Maj. Benoit Mainville, the head of the Canadian military's psychological operations team, said if there's a focus on Panjwaii, it's because the local governments and security are more stable in the other districts.

"I focus my assets where there are more insurgents, there's more instability, there's less trust," Mainville said.

He wouldn't say how many of his five-member teams are working in Panjwaii. But Mainville said their efforts are mainly aimed at the Taliban Triangle and the Horn of Panjwaii.

Getting the right people in positions of power is also part of the plan.

There's a simmering power struggle underway in Panjwaii between the current district governor, Haji Baran, and an influential tribal leader named Haji Fazluddin Agha, one of Afghan President Hamid Karzai's most important political allies in Kandahar.

Privately, Canadian civilian and military officials grumble about the mercurial and illiterate Baran.
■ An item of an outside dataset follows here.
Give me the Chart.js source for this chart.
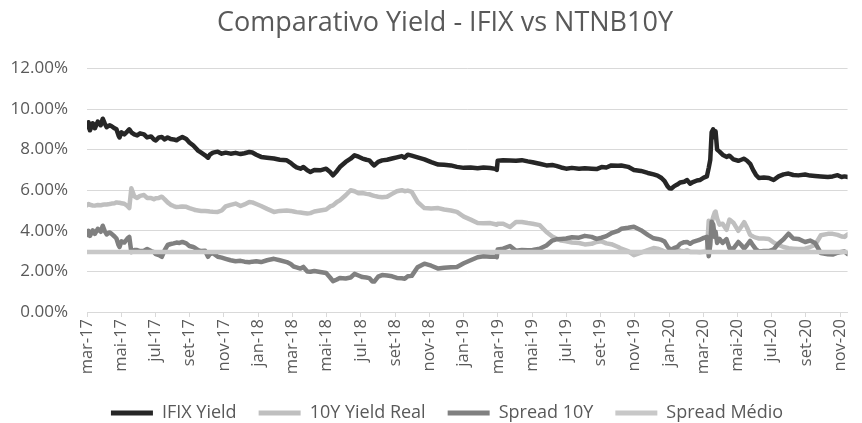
<!DOCTYPE html>
<html>
<head>
<meta charset="utf-8">
<script src="https://cdn.jsdelivr.net/npm/chart.js@4/dist/chart.umd.min.js"></script>
<style>
  html, body { margin: 0; padding: 0; background: #ffffff; }
  #wrap { width: 862px; height: 423px; }
</style>
</head>
<body>
<div id="wrap"><canvas id="c" width="862" height="423"></canvas></div>
<script>
// x positions: months elapsed since 1 March 2017
const months = [
  0, 0.09, 0.17, 0.34, 0.46, 0.63, 0.80, 0.92, 1.03, 1.15,
  1.32, 1.44, 1.61, 1.72, 1.84, 1.90, 2.01, 2.18, 2.36, 2.47,
  2.59, 2.76, 2.93, 3.10, 3.33, 3.51, 3.74, 3.91, 4.02, 4.20,
  4.37, 4.54, 4.71, 4.89, 5.06, 5.23, 5.40, 5.57, 5.80, 5.98,
  6.21, 6.32, 6.49, 6.67, 6.90, 7.07, 7.18, 7.36, 7.64, 7.87,
  8.10, 8.39, 8.68, 8.97, 9.20, 9.48, 9.66, 9.89, 10.17, 10.52,
  10.92, 11.26, 11.67, 11.90, 12.07, 12.24, 12.47, 12.64, 12.87, 13.05,
  13.28, 13.62, 13.97, 14.20, 14.37, 14.60, 14.77, 15.11, 15.40, 15.63,
  15.86, 16.09, 16.32, 16.49, 16.67, 16.78, 17.01, 17.24, 17.53, 17.82,
  18.10, 18.39, 18.56, 18.74, 18.97, 19.31, 19.71, 20.11, 20.52, 20.86,
  21.26, 21.61, 22.01, 22.41, 22.82, 23.16, 23.56, 23.85, 23.94, 23.99,
  24.31, 24.71, 25.06, 25.40, 25.75, 26.03, 26.44, 26.84, 27.18, 27.41,
  27.70, 27.99, 28.33, 28.74, 29.08, 29.48, 29.77, 30.06, 30.34, 30.63,
  31.03, 31.21, 31.61, 31.95, 32.36, 32.76, 33.10, 33.33, 33.56, 33.74,
  33.91, 34.02, 34.14, 34.31, 34.48, 34.66, 34.89, 35.06, 35.23, 35.40,
  35.63, 35.80, 36.03, 36.21, 36.32, 36.41, 36.49, 36.58, 36.67, 36.72,
  36.81, 36.95, 37.13, 37.36, 37.53, 37.76, 38.05, 38.22, 38.39, 38.56,
  38.74, 38.91, 39.08, 39.25, 39.54, 39.83, 40.11, 40.40, 40.69, 40.98,
  41.26, 41.55, 41.95, 42.24, 42.53, 42.87, 43.28, 43.56, 43.85, 44.08,
  44.25, 44.43
];

const ifixYield = [
  9.10, 9.35, 8.95, 9.30, 9.05, 9.38, 9.20, 9.52, 9.30, 9.10,
  9.20, 9.15, 9.05, 9.00, 8.70, 8.60, 8.85, 8.75, 8.90, 9.00,
  8.85, 8.75, 8.70, 8.80, 8.75, 8.60, 8.65, 8.50, 8.45, 8.60,
  8.62, 8.50, 8.60, 8.52, 8.50, 8.46, 8.55, 8.62, 8.52, 8.35,
  8.20, 8.10, 7.95, 7.85, 7.72, 7.60, 7.75, 7.85, 7.90, 7.80,
  7.85, 7.80, 7.84, 7.78, 7.82, 7.88, 7.86, 7.75, 7.64, 7.60,
  7.56, 7.50, 7.47, 7.35, 7.22, 7.12, 7.06, 7.14, 6.98, 6.90,
  7.00, 6.98, 7.06, 6.90, 6.73, 6.95, 7.14, 7.39, 7.55, 7.72,
  7.65, 7.56, 7.50, 7.47, 7.30, 7.22, 7.40, 7.47, 7.50, 7.56,
  7.62, 7.68, 7.60, 7.75, 7.70, 7.62, 7.52, 7.38, 7.26, 7.25,
  7.22, 7.15, 7.10, 7.12, 7.08, 7.12, 7.09, 7.05, 7.00, 7.45,
  7.47, 7.46, 7.45, 7.48, 7.42, 7.38, 7.30, 7.22, 7.24, 7.20,
  7.12, 7.06, 7.10, 7.06, 7.08, 7.06, 7.04, 7.14, 7.12, 7.22,
  7.20, 7.22, 7.15, 7.00, 6.95, 6.85, 6.78, 6.72, 6.60, 6.45,
  6.20, 6.10, 6.08, 6.20, 6.28, 6.38, 6.42, 6.50, 6.32, 6.40,
  6.48, 6.50, 6.62, 6.68, 7.10, 7.50, 8.85, 9.00, 8.60, 8.90,
  8.00, 7.90, 7.75, 7.64, 7.70, 7.52, 7.45, 7.50, 7.55, 7.45,
  7.30, 7.00, 6.75, 6.60, 6.62, 6.60, 6.50, 6.68, 6.78, 6.82,
  6.75, 6.73, 6.77, 6.72, 6.70, 6.68, 6.65, 6.68, 6.74, 6.65,
  6.68, 6.65
];

const yieldReal10Y = [
  5.26, 5.32, 5.28, 5.25, 5.24, 5.27, 5.26, 5.28, 5.30, 5.30,
  5.32, 5.34, 5.36, 5.40, 5.38, 5.38, 5.36, 5.33, 5.22, 5.12,
  6.10, 5.70, 5.62, 5.72, 5.76, 5.62, 5.62, 5.55, 5.60, 5.62,
  5.68, 5.55, 5.40, 5.28, 5.22, 5.17, 5.18, 5.20, 5.18, 5.12,
  5.06, 5.02, 5.00, 4.98, 4.97, 4.96, 4.95, 4.94, 4.93, 5.00,
  5.20, 5.28, 5.34, 5.22, 5.30, 5.42, 5.40, 5.32, 5.22, 5.08,
  4.93, 4.98, 5.00, 4.98, 4.95, 4.92, 4.90, 4.88, 4.85, 4.87,
  4.95, 5.00, 5.05, 5.20, 5.25, 5.42, 5.50, 5.75, 6.00, 5.95,
  5.85, 5.86, 5.82, 5.80, 5.75, 5.72, 5.68, 5.65, 5.68, 5.82,
  5.95, 6.00, 5.95, 5.98, 5.92, 5.42, 5.12, 5.10, 5.12, 5.05,
  5.00, 4.93, 4.70, 4.55, 4.38, 4.37, 4.38, 4.32, 4.30, 4.35,
  4.35, 4.19, 4.43, 4.43, 4.38, 4.35, 4.28, 3.94, 3.72, 3.62,
  3.52, 3.48, 3.42, 3.40, 3.33, 3.36, 3.45, 3.48, 3.38, 3.34,
  3.20, 3.12, 3.00, 2.80, 2.92, 3.05, 3.15, 3.12, 3.05, 2.98,
  2.97, 2.98, 3.00, 3.04, 3.08, 3.02, 2.98, 3.05, 2.96, 2.95,
  2.96, 2.94, 2.97, 2.98, 4.50, 4.20, 4.40, 4.68, 4.90, 4.95,
  4.60, 4.30, 4.35, 4.05, 4.55, 4.40, 4.00, 4.20, 4.43, 4.15,
  3.80, 3.72, 3.66, 3.62, 3.62, 3.60, 3.42, 3.30, 3.20, 3.14,
  3.12, 3.10, 3.12, 3.20, 3.30, 3.78, 3.85, 3.85, 3.80, 3.72,
  3.70, 3.82
];

const spread10Y = [
  3.80, 4.00, 3.75, 4.02, 3.85, 4.10, 3.95, 4.25, 4.00, 3.82,
  3.92, 3.85, 3.72, 3.62, 3.30, 3.20, 3.48, 3.42, 3.62, 3.70,
  2.95, 3.05, 3.05, 3.00, 3.02, 3.10, 3.00, 2.95, 2.85, 2.80,
  2.72, 3.05, 3.30, 3.35, 3.38, 3.42, 3.40, 3.45, 3.38, 3.25,
  3.20, 3.15, 3.05, 3.00, 3.02, 2.72, 2.85, 2.90, 2.72, 2.68,
  2.62, 2.55, 2.50, 2.52, 2.48, 2.45, 2.48, 2.50, 2.46, 2.55,
  2.62, 2.55, 2.46, 2.36, 2.24, 2.20, 2.14, 2.22, 2.00, 1.98,
  2.02, 1.97, 1.92, 1.70, 1.52, 1.60, 1.68, 1.65, 1.70, 1.88,
  1.80, 1.72, 1.70, 1.67, 1.50, 1.50, 1.74, 1.82, 1.80, 1.76,
  1.68, 1.66, 1.64, 1.76, 1.78, 2.20, 2.38, 2.28, 2.14, 2.18,
  2.20, 2.22, 2.40, 2.55, 2.70, 2.75, 2.72, 2.73, 2.70, 3.08,
  3.12, 3.25, 3.02, 3.05, 3.04, 3.06, 3.12, 3.28, 3.52, 3.58,
  3.60, 3.62, 3.68, 3.66, 3.75, 3.70, 3.60, 3.66, 3.74, 3.88,
  4.00, 4.10, 4.15, 4.20, 4.03, 3.80, 3.63, 3.60, 3.55, 3.47,
  3.23, 3.12, 3.08, 3.16, 3.20, 3.36, 3.44, 3.45, 3.36, 3.45,
  3.52, 3.56, 3.65, 3.70, 2.75, 3.30, 4.45, 4.32, 3.70, 3.95,
  3.40, 3.60, 3.40, 3.59, 3.15, 3.12, 3.45, 3.30, 3.12, 3.30,
  3.50, 3.28, 3.09, 2.98, 3.00, 3.00, 3.08, 3.38, 3.58, 3.86,
  3.62, 3.60, 3.45, 3.52, 3.40, 2.90, 2.84, 2.83, 2.92, 2.96,
  2.98, 2.86
];

// Spread Médio (average spread) – flat line across the whole period
const spreadMedioMonths = [0, 44.43];
const spreadMedio = [2.95, 2.95];

const tickLabels = [
  'mar-17','mai-17','jul-17','set-17','nov-17','jan-18','mar-18','mai-18',
  'jul-18','set-18','nov-18','jan-19','mar-19','mai-19','jul-19','set-19',
  'nov-19','jan-20','mar-20','mai-20','jul-20','set-20','nov-20'
];

const seriesNames = ['IFIX Yield', '10Y Yield Real', 'Spread 10Y', 'Spread Médio'];

const toXY = (xs, ys) => xs.map((x, i) => ({ x: x, y: ys[i] }));

const FONT = "'Open Sans', 'DejaVu Sans', sans-serif";
const TXT = '#595959';
const GRID = '#d9d9d9';

const ds = (label, data, color, width, order) => ({
  label, data, borderColor: color, backgroundColor: color,
  borderWidth: width, pointRadius: 0, pointHoverRadius: 0,
  tension: 0, borderJoinStyle: 'round', borderCapStyle: 'round',
  fill: false, order
});

// Shift the centred title / legend slightly right, as in the original layout
const centerShift = {
  id: 'centerShift',
  beforeDraw(chart) {
    if (chart.titleBlock) chart.titleBlock.left = 28;
    if (chart.legend) chart.legend.left = 32;
  }
};

new Chart(document.getElementById('c'), {
  type: 'line',
  plugins: [centerShift],
  data: {
    datasets: [
      ds(seriesNames[0], toXY(months, ifixYield), '#262626', 4.5, 4),
      ds(seriesNames[1], toXY(months, yieldReal10Y), '#bfbfbf', 4.5, 3),
      ds(seriesNames[2], toXY(months, spread10Y), '#808080', 4.5, 2),
      ds(seriesNames[3], toXY(spreadMedioMonths, spreadMedio), '#c8c8c8', 4.5, 1)
    ]
  },
  options: {
    responsive: false,
    animation: false,
    events: [],
    layout: { padding: { left: 0, right: 0, top: 0, bottom: -9 } },
    plugins: {
      title: {
        display: true,
        text: 'Comparativo Yield - IFIX vs NTNB10Y',
        color: TXT,
        font: { family: FONT, size: 27, weight: 'normal' },
        padding: { top: 7, bottom: 29 }
      },
      legend: {
        display: true,
        position: 'bottom',
        labels: {
          color: TXT,
          font: { family: FONT, size: 18 },
          boxWidth: 42,
          boxHeight: 5,
          padding: 22,
          sort: (a, b) => a.datasetIndex - b.datasetIndex,
          generateLabels: (chart) => {
            const items = Chart.defaults.plugins.legend.labels.generateLabels(chart);
            return items.map(it => Object.assign(it, { lineWidth: 0, fillStyle: it.strokeStyle }));
          }
        }
      },
      tooltip: { enabled: false }
    },
    scales: {
      x: {
        type: 'linear',
        min: 0,
        max: 44.43,
        afterFit: (s) => { s.height = 70; },
        ticks: {
          stepSize: 2,
          includeBounds: false,
          autoSkip: false,
          maxRotation: 90,
          minRotation: 90,
          padding: 2,
          color: TXT,
          font: { family: FONT, size: 16.5 },
          callback: (v) => {
            const i = Math.round(v / 2);
            return (Math.abs(v - i * 2) < 1e-6 && tickLabels[i]) ? tickLabels[i] : '';
          }
        },
        grid: { drawOnChartArea: false, drawTicks: true, tickLength: 5, color: GRID },
        border: { color: GRID }
      },
      y: {
        min: 0,
        max: 12,
        afterFit: (s) => { s.width = 87; },
        ticks: {
          stepSize: 2,
          padding: 19,
          color: TXT,
          font: { family: FONT, size: 17 },
          callback: (v) => v.toFixed(2) + '%'
        },
        grid: { color: GRID, lineWidth: 1, drawTicks: false },
        border: { display: false }
      }
    }
  }
});
</script>
</body>
</html>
Some simply see him as ineffectual, while others have accused him of corruption and sympathizing with the Taliban.

So while the Canadian military leadership does not publicly take a stance in Afghan politics, this new player's bid to usurp Baran seems to come as a welcome development.

Clearly, Panjwaii is a puzzle with many pieces. St-Louis said he knows it won't be solved by the time Canadian troops pull out this summer. But he'll be satisfied if the current Panjwaii push keeps violence from flaring this spring.

"If we can maybe diminish that spike in violence -- even, in a perfect world, just keep it level and not have that spike of violence -- we can say that we changed something here."